Fiona Cox, a senior from Takoma Park, scrambled like a pro nearly to the top of a big beech tree. When asked if she was ready to come down, she replied, “Yeah, unless you’ve got a higher tree.”
Fiona said she was intrigued to learn about “food forests,” a planned collection of various edible plants, including trees and shrubs, that attempts to mimic a natural forest.
“I like tree identification,” she added. But despite her skill at tree climbing, she said she didn’t think urban forestry was for her. Instead, she had her eyes set on studying the related field of horticulture at the University of Maryland.
It might have just been nerves, but as Nevaeh Murphy suited up for her first climbing attempt, she blurted out that she actually hates trees because of the bugs that they attract. Climbing a tree only added to her anxiety. “I’ve never been this scared in my life,” she said.
After trying and concluding that she lacked the upper body strength to do it, Nevaeh sat quietly watching others follow her with varying degrees of success. Ultimately, she decided to give it another go.

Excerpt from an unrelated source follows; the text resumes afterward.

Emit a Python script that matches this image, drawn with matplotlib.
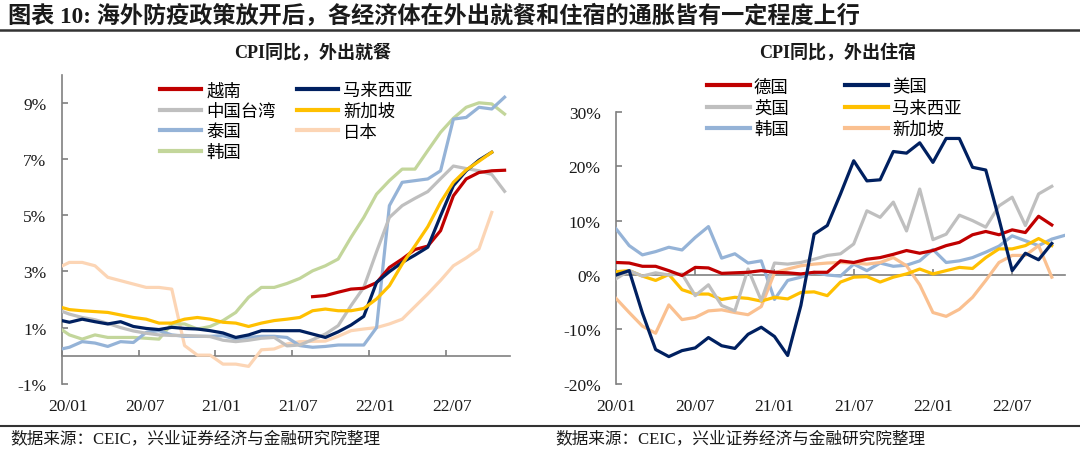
import matplotlib
matplotlib.use('Agg')
import matplotlib.pyplot as plt
import numpy as np
from matplotlib.lines import Line2D

plt.rcParams['font.family'] = ['Liberation Serif', 'Noto Sans CJK SC']

nan = np.nan

# ---- left panel: CPI 外出就餐, monthly, first value (19/12) sits left of the axis
dine_ticks = ['20/01', '20/07', '21/01', '21/07', '22/01', '22/07']
vietnam = [nan] * 20 + [2.1, 2.14, 2.26, 2.37, 2.4, 2.6, 3.14, 3.44, 3.78, 3.9, 4.45,
                        5.69, 6.29, 6.52, 6.58, 6.6]
malaysia_d = [1.29, 1.19, 1.3, 1.21, 1.13, 1.21, 1.04, 0.97, 0.93, 1.01, 0.97, 0.95,
              0.89, 0.81, 0.65, 0.74, 0.89, 0.89, 0.89, 0.89, 0.77, 0.65, 0.85, 1.09,
              1.4, 2.61, 2.99, 3.32, 3.58, 3.86, 4.98, 6.05, 6.58, 6.96, 7.24]
taiwan = [1.65, 1.48, 1.36, 1.28, 1.15, 1.0, 0.88, 0.8, 0.74, 0.72, 0.72, 0.7, 0.68,
          0.55, 0.5, 0.55, 0.62, 0.65, 0.35, 0.38, 0.57, 0.77, 1.07, 1.78, 2.43, 3.7,
          4.92, 5.34, 5.6, 5.84, 6.3, 6.75, 6.66, 6.58, 6.45, 5.85]
singapore_d = [1.77, 1.64, 1.6, 1.57, 1.54, 1.45, 1.36, 1.3, 1.16, 1.16, 1.3, 1.36,
               1.3, 1.19, 1.16, 1.04, 1.16, 1.25, 1.3, 1.36, 1.6, 1.66, 1.6, 1.6, 1.68,
               2.02, 2.49, 3.26, 3.91, 4.59, 5.46, 6.17, 6.61, 6.92, 7.24]
thailand = [0.2, 0.3, 0.5, 0.45, 0.33, 0.5, 0.47, 0.83, 0.89, 0.74, 0.69, 0.69, 0.69,
            0.71, 0.59, 0.65, 0.69, 0.69, 0.65, 0.36, 0.3, 0.33, 0.38, 0.38, 0.38, 1.0,
            5.34, 6.17, 6.23, 6.29, 6.58, 8.42, 8.48, 8.84, 8.78, 9.2]
japan = [3.1, 3.32, 3.32, 3.2, 2.79, 2.67, 2.55, 2.43, 2.43, 2.37, 0.36, 0.02, 0.02,
         -0.3, -0.3, -0.38, 0.21, 0.24, 0.42, 0.5, 0.51, 0.52, 0.69, 0.89, 0.95, 1.0,
         1.13, 1.3, 1.75, 2.2, 2.68, 3.2, 3.48, 3.8, 5.1]
korea_d = [1.05, 0.74, 0.59, 0.74, 0.65, 0.65, 0.65, 0.62, 0.59, 1.13, 1.13, 0.95,
           1.04, 1.25, 1.54, 2.08, 2.43, 2.43, 2.57, 2.75, 3.02, 3.2, 3.44, 4.21, 4.92,
           5.75, 6.23, 6.64, 6.64, 7.3, 7.95, 8.45, 8.84, 9.0, 8.96, 8.6]

# ---- right panel: CPI 外出住宿, monthly from 20/01
stay_ticks = ['20/01', '20/07', '21/01', '21/07', '22/01', '22/07']
germany = [2.3, 2.2, 1.6, 1.6, 0.8, -0.1, 1.4, 1.3, 0.3, 0.4, 0.5, 0.8, 0.5, 0.4, 0.2,
           0.5, 0.5, 2.6, 2.3, 2.9, 3.2, 3.8, 4.5, 4.0, 4.5, 5.4, 6.0, 7.4, 8.0, 7.4,
           8.3, 7.8, 10.8, 9.2]
usa = [0.0, 0.8, -7.0, -13.7, -15.0, -13.9, -13.4, -11.5, -13.0, -13.5, -10.9, -9.6,
       -11.3, -14.8, -5.6, 7.5, 9.1, 14.9, 21.0, 17.3, 17.5, 22.7, 22.4, 24.3, 20.7,
       25.1, 25.1, 19.8, 19.3, 10.3, 0.8, 4.0, 2.8, 5.8]
uk = [-0.7, 0.8, -0.2, 0.4, 0.0, 0.2, -3.8, -1.8, -5.6, -6.6, 1.1, -4.7, 2.2, 2.0, 2.3,
      2.9, 3.6, 3.9, 5.7, 11.8, 10.6, 13.4, 8.1, 15.8, 6.5, 7.5, 11.0, 10.0, 8.8, 12.7,
      14.3, 9.1, 14.9, 16.3]
malaysia_s = [0.6, 0.8, -0.2, -1.0, 0.1, -2.7, -3.5, -3.5, -4.5, -4.1, -4.3, -4.8,
              -4.1, -4.4, -3.2, -3.1, -3.8, -1.3, -0.4, -0.3, -1.3, -0.4, 0.2, 1.1, 0.2,
              0.8, 1.4, 1.2, 3.2, 4.8, 4.8, 5.4, 6.7, 5.4]
korea_s = [8.5, 5.4, 3.7, 4.3, 5.1, 4.6, 6.9, 8.9, 3.1, 3.9, 2.2, 2.6, -4.5, -1.0, -0.4,
           0.5, 0.0, -0.2, 2.0, 0.8, 2.2, 1.6, 1.8, 2.6, 4.7, 2.3, 2.6, 3.2, 4.2, 5.3,
           7.2, 6.3, 5.4, 6.6, 7.3]
singapore_s = [-4.3, -6.9, -9.4, -10.7, -5.5, -8.2, -7.8, -6.6, -6.4, -6.9, -7.3, -5.8,
               0.4, 1.1, 1.7, 2.0, 2.2, 2.3, 2.2, 2.0, 2.3, 3.2, 1.7, -1.8, -6.9, -7.6,
               -6.3, -4.1, -1.0, 2.3, 3.6, 3.6, 5.4, -0.4]

RED = '#C00000'
NAVY = '#002060'
GRAY = '#BFBFBF'
GOLD = '#FFC000'
LBLUE = '#95B3D7'
PEACH_L = '#FCD5B5'
PEACH = '#FAC090'
GREEN = '#C3D69B'
AX = '#808080'
TXT = '#1a1a1a'

W, H = 1080, 452
fig = plt.figure(figsize=(W / 100, H / 100), dpi=100)


def px(x0, y0, x1, y1):
    return [x0 / W, 1 - y1 / H, (x1 - x0) / W, (y1 - y0) / H]


def style_axes(ax, ylo, yhi, yt, xmax, tick_pos, label_pos, labels):
    ax.set_ylim(ylo, yhi)
    ax.set_xlim(0, xmax)
    for s in ['top', 'right', 'bottom']:
        ax.spines[s].set_visible(False)
    ax.spines['left'].set_color(AX)
    ax.spines['left'].set_linewidth(1.2)
    ax.set_yticks(yt)
    ax.set_yticklabels(['%d%%' % v for v in yt])
    ax.tick_params(axis='y', direction='in', length=4, width=1.2, color=AX,
                   labelsize=12.5, pad=11, labelcolor=TXT)
    ax.set_xticks(label_pos)
    ax.set_xticklabels(labels)
    ax.tick_params(axis='x', length=0, labelsize=12.5, pad=10, labelcolor=TXT)
    # zero line with the month ticks
    zero = (0 - ylo) / (yhi - ylo)
    sec = ax.secondary_xaxis(zero)
    sec.set_xticks(tick_pos)
    sec.set_xticklabels([])
    sec.tick_params(direction='in', length=4, width=1.2, color=AX)
    sec.spines['bottom'].set_color(AX)
    sec.spines['bottom'].set_linewidth(1.2)


def thick_handles(leg):
    for h in leg.legend_handles:
        h.set_linewidth(3.0)


LW = 2.3

# ---- left
ax1 = fig.add_axes(px(61.7, 75.7, 509.7, 384.8))
dine = [('越南', vietnam, RED), ('中国台湾', taiwan, GRAY), ('泰国', thailand, LBLUE),
        ('韩国', korea_d, GREEN), ('马来西亚', malaysia_d, NAVY),
        ('新加坡', singapore_d, GOLD), ('日本', japan, PEACH_L)]
draw_order = ['日本', '韩国', '泰国', '中国台湾', '越南', '马来西亚', '新加坡']
lines1 = {}
for name, vals, col in dine:
    x = np.arange(len(vals)) - 0.4
    lines1[name], = ax1.plot(x, vals, color=col, lw=LW, solid_joinstyle='round',
                             zorder=3 + draw_order.index(name))
tpos = np.arange(0, 31, 6)
style_axes(ax1, -1, 10, [-1, 1, 3, 5, 7, 9], 35, tpos, tpos + 0.48, dine_ticks)
leg1 = ax1.legend([lines1[n] for n, _, _ in dine], [n for n, _, _ in dine], ncol=2,
                  loc='upper left', bbox_to_anchor=(160 / W, 1 - 84 / H),
                  bbox_transform=fig.transFigure, frameon=False, fontsize=12.5,
                  handlelength=2.37, handletextpad=0.3, columnspacing=1.2,
                  labelspacing=0.25, borderpad=0, borderaxespad=0)
thick_handles(leg1)

# ---- right
ax2 = fig.add_axes(px(616, 112.8, 1065, 384.8))
stay = [('德国', germany, RED), ('英国', uk, GRAY), ('韩国', korea_s, LBLUE),
        ('美国', usa, NAVY), ('马来西亚', malaysia_s, GOLD), ('新加坡', singapore_s, PEACH)]
order2 = ['韩国', '新加坡', '马来西亚', '英国', '德国', '美国']
lines2 = {}
for name, vals, col in stay:
    x = np.arange(len(vals))
    lines2[name], = ax2.plot(x, vals, color=col, lw=LW, solid_joinstyle='round',
                             zorder=3 + order2.index(name))
tpos2 = np.arange(0, 31, 6)
style_axes(ax2, -20, 30, [-20, -10, 0, 10, 20, 30], 34, tpos2, tpos2, stay_ticks)
leg2 = ax2.legend([lines2[n] for n, _, _ in stay], [n for n, _, _ in stay], ncol=2,
                  loc='upper left', bbox_to_anchor=(707 / W, 1 - 80 / H),
                  bbox_transform=fig.transFigure, frameon=False, fontsize=12.5,
                  handlelength=2.45, handletextpad=0.25, columnspacing=3.25,
                  labelspacing=0.3, borderpad=0, borderaxespad=0)
thick_handles(leg2)

# ---- titles, rules and source notes
fig.text(8 / W, 1 - 17 / H, '图表 10: 海外防疫政策放开后，各经济体在外出就餐和住宿的通胀皆有一定程度上行',
         fontsize=16.7, fontweight='bold', color=TXT, ha='left', va='center')
fig.add_artist(Line2D([0, 1], [1 - 31 / H, 1 - 31 / H], color='#333333', lw=1.8,
                      transform=fig.transFigure))
fig.text(313 / W, 1 - 53 / H, 'CPI同比，外出就餐', fontsize=13, fontweight='bold',
         color=TXT, ha='center', va='center')
fig.text(838 / W, 1 - 53 / H, 'CPI同比，外出住宿', fontsize=13, fontweight='bold',
         color=TXT, ha='center', va='center')
fig.add_artist(Line2D([0, 1], [1 - 427 / H, 1 - 427 / H], color='#333333', lw=1.5,
                      transform=fig.transFigure))
src = '数据来源：CEIC，兴业证券经济与金融研究院整理'
fig.text(10 / W, 1 - 439 / H, src, fontsize=12, color=TXT, ha='left', va='center')
fig.text(555 / W, 1 - 439 / H, src, fontsize=12, color=TXT, ha='left', va='center')

fig.savefig('out.png', dpi=100)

With the aid of the foot strap, she got off the ground enough to claim victory.
Nevaeh, a sophomore, said she was thinking about a career in architecture rather than urban forestry because she likes designing things. Even so, she said she enjoyed the group’s visit to the National Arboretum and to Casey Trees, a nonprofit working to restore and enhance tree canopy in the District of Columbia.
After the tree-climbing exercise, when asked as a group what they thought of it, the students gave a variety of responses, from “great” to “made my tummy hurt” to the middling “painful but fun.”
Sounds like how work of any type can make a person feel on any given day. Get those bootstraps ready.